Though, her ability to unite student-athletes is not the only perennial skill Clark-Heard has obtained through her career, according to Sanderford. 

Her ability to thrive in a competitive environment is something Sanderford believes is paramount to what she has done at WKU in just three seasons. 

“The expectations at WKU are tremendous— I know the expectations. I was part of a program that went to 15 NCAA tournaments and three final fours, and it just never seems to be enough, unless you win a National Championship,” Sanderford said. 

“You have to relish in that, and I think Michelle does. That’s a big part of her personality— that she likes those expectations,” he said.

Clark-Heard and Sanderford’s relationships extend beyond that of a coach and their athletes and even further than that of a coach and their assistant (their relationship in Nebraska).  

With Clark-Heard’s father passing away roughly 15 years ago, Sanderford walked Clark-Heard down the isle almost 12 years ago when she married her husband Luther. 

That is the level of connection that Sanderford and Clark-Heard have, and Clark-Heard said she thinks all the time about how thankful she is for someone like Paul in her life. 

“We have always been super close,” Clark-Heard said. “I am just so grateful for him seeing in me— not only as a player but as a coach— and giving me an opportunity.

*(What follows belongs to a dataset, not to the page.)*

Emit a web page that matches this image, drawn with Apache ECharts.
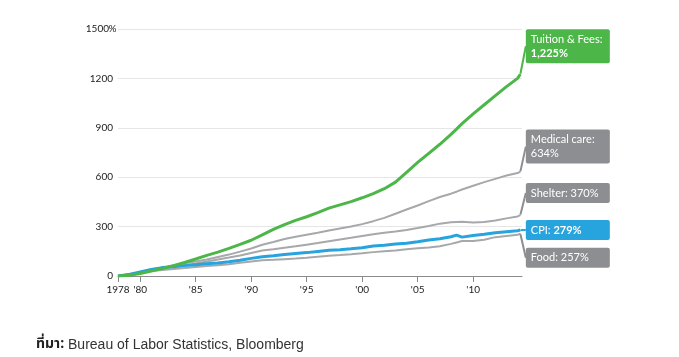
<!DOCTYPE html>
<html>
<head>
<meta charset="utf-8">
<script src="https://cdn.jsdelivr.net/npm/echarts@6/dist/echarts.min.js"></script>
<style>
html,body{margin:0;padding:0;background:#fff;}
#c{width:679px;height:357px;}
</style>
</head>
<body>
<div id="c"></div>
<script>
const years = [1978,1979,1980,1981,1982,1983,1984,1985,1986,1987,1988,1989,1990,1991,1992,1993,1994,1995,1996,1997,1998,1999,2000,2001,2002,2003,2004,2005,2006,2007,2008,2008.5,2009,2010,2011,2012,2013,2014,2014.25];
const tuition = [0,5,15,30,45,62,82,103,125,145,168,192,217,250,283,312,338,360,385,412,432,452,475,500,530,570,630,690,745,800,860,892,925,985,1040,1095,1150,1200,1225];
const medical = [0,9,20,34,50,65,77,88,100,115,130,148,167,190,207,225,238,251,263,276,288,300,315,333,353,378,404,428,455,480,500,512,525,548,570,590,610,625,634];
const shelter = [0,10,25,40,52,58,66,76,88,100,112,125,140,155,163,172,180,190,200,211,222,232,243,253,262,270,280,291,304,318,326,328,330,325,328,337,350,362,370];
const cpi = [0,9,24,39,51,56,63,69,75,79,86,96,107,117,123,130,136,142,149,156,160,165,172,182,187,194,199,208,219,226,238,248,236,246,253,263,269,275,279];
const food = [0,10,20,30,37,42,48,55,60,66,72,80,88,95,98,102,106,111,117,123,127,132,138,145,151,155,162,168,173,181,195,203,212,212,220,236,243,250,257];
const xTicks = [1978,1980,1985,1990,1995,2000,2005,2010];
const yTicks = [0,300,600,900,1200,1500];
const seriesNames = ['Tuition & Fees:','Medical care:','Shelter:','CPI:','Food:'];

const GREEN = '#4cb748', BLUE = '#27a3dd', GRAY = '#a6a8ab', BOXGRAY = '#8c8e91';
const FONT = 'Lato, "Open Sans", sans-serif';

function pts(arr){ return years.map((y,i)=>[y, arr[i]]); }
function last(arr){ return arr[arr.length-1]; }
function pct(v){ return v.toLocaleString('en-US') + '%'; }
const lastYear = last(years);

const labelDefs = [
  {v: last(tuition), color: GREEN, dy: -28, fmt: '{n|' + seriesNames[0] + '}\n{b|' + pct(last(tuition)) + '}'},
  {v: last(medical), color: BOXGRAY, dy: -25, fmt: '{n|' + seriesNames[1] + '}\n{n|' + pct(last(medical)) + '}'},
  {v: last(shelter), color: BOXGRAY, dy: -22, fmt: '{n|' + seriesNames[2] + ' ' + pct(last(shelter)) + '}'},
  {v: last(cpi), color: BLUE, dy: 0, fmt: '{n|' + seriesNames[3] + ' }{b|' + pct(last(cpi)) + '}'},
  {v: last(food), color: BOXGRAY, dy: 24, fmt: '{n|' + seriesNames[4] + ' ' + pct(last(food)) + '}'}
];

const chart = echarts.init(document.getElementById('c'), null, {renderer:'canvas'});
const option = {
  animation: false,
  backgroundColor: '#fff',
  textStyle: {fontFamily: FONT},
  grid: {left: 118, right: 157, top: 29, bottom: 81, outerBoundsMode: 'none', containLabel: false},
  title: {
    left: 31, top: 333,
    text: '{b|ที่มา:} Bureau of Labor Statistics, Bloomberg',
    textStyle: {
      fontFamily: '"Liberation Sans", Arial, sans-serif', fontSize: 14, fontWeight: 'normal', color: '#333',
      rich: {b: {fontFamily: '"Noto Sans Thai", "DejaVu Sans", sans-serif', fontSize: 14, fontWeight: 'bold', color: '#222'}}
    }
  },
  xAxis: {
    type: 'value', min: 1978, max: 2014.4,
    axisLine: {show: true, onZero: false, lineStyle: {color: '#8a8a8a', width: 1}},
    axisTick: {show: true, customValues: xTicks, length: 6, lineStyle: {color: '#8a8a8a'}},
    axisLabel: {
      customValues: xTicks, color: '#222', fontSize: 10, fontFamily: FONT, margin: 9,
      formatter: v => v === 1978 ? '1978' : "'" + String(v).slice(2)
    },
    splitLine: {show: false}
  },
  yAxis: {
    type: 'value', min: 0, max: 1500, interval: 300,
    axisLine: {show: false}, axisTick: {show: false},
    axisLabel: {
      color: '#222', fontSize: 10, fontFamily: FONT, margin: 5,
      formatter: v => v === 1500 ? '1500{p|%}' : String(v),
      rich: {p: {width: 1, align: 'left', padding: [0, 0, 0, 3], fontSize: 10, color: '#222'}}
    },
    splitLine: {show: true, lineStyle: {color: '#e6e6e6', width: 1}}
  },
  series: [
    {name: 'Food', type: 'line', data: pts(food), showSymbol: false, lineStyle: {color: GRAY, width: 2}, z: 2},
    {name: 'Shelter', type: 'line', data: pts(shelter), showSymbol: false, lineStyle: {color: GRAY, width: 2}, z: 2},
    {name: 'Medical care', type: 'line', data: pts(medical), showSymbol: false, lineStyle: {color: GRAY, width: 2}, z: 2},
    {name: 'CPI', type: 'line', data: pts(cpi), showSymbol: false, lineStyle: {color: BLUE, width: 3}, z: 3},
    {name: 'Tuition & Fees', type: 'line', data: pts(tuition), showSymbol: false, lineStyle: {color: GREEN, width: 3}, z: 4},
    {
      name: 'labels', type: 'scatter', z: 5, symbolSize: 1, silent: true, clip: false,
      data: labelDefs.map(d => ({
        value: [lastYear, d.v],
        itemStyle: {color: d.color},
        label: {
          show: true, position: 'right', distance: 5, opacity: 1,
          backgroundColor: d.color, color: '#fff', padding: [3, 5, 3, 5], borderRadius: 2,
          width: 74, align: 'left', overflow: 'none',
          formatter: d.fmt,
          rich: {
            n: {color: '#fff', fontSize: 11, fontFamily: FONT, lineHeight: 14},
            b: {color: '#fff', fontSize: 11, fontFamily: FONT, fontWeight: 'bold', lineHeight: 14}
          }
        },
        labelLine: {show: true, lineStyle: {color: d.color, width: 2}}
      })),
      labelLayout: function (p) { return {dy: labelDefs[p.dataIndex].dy}; },
      labelLine: {show: true, smooth: false}
    }
  ]
};
chart.setOption(option);
</script>
</body>
</html>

He has coached a thousand players,and could have chose anyone, but he chose me.”

Clark-Heard recalls one of her proudest memories involving Sanderford, referencing her second season at the helm at WKU. 

“When he was at the Sun Belt Championships doing the radio, that was one of my biggest highlights,” Clark-Heard said. “I know how much he has done for this program, and it was just awesome to have him see us win a championship that fast.”

For Michelle Clark-Heard, the conference championships and NCAA appearances are exciting and well earned, but they are all just pieces to her puzzle as a coach.

“For all my players, I feel like I had a part in their growing up and in their maturity… I am just so proud of Michelle and her accomplishments— I take a lot of pride in that,” Sanderford said. “I think her strongest asset is her ability to connect with the players, which is huge for any coach.”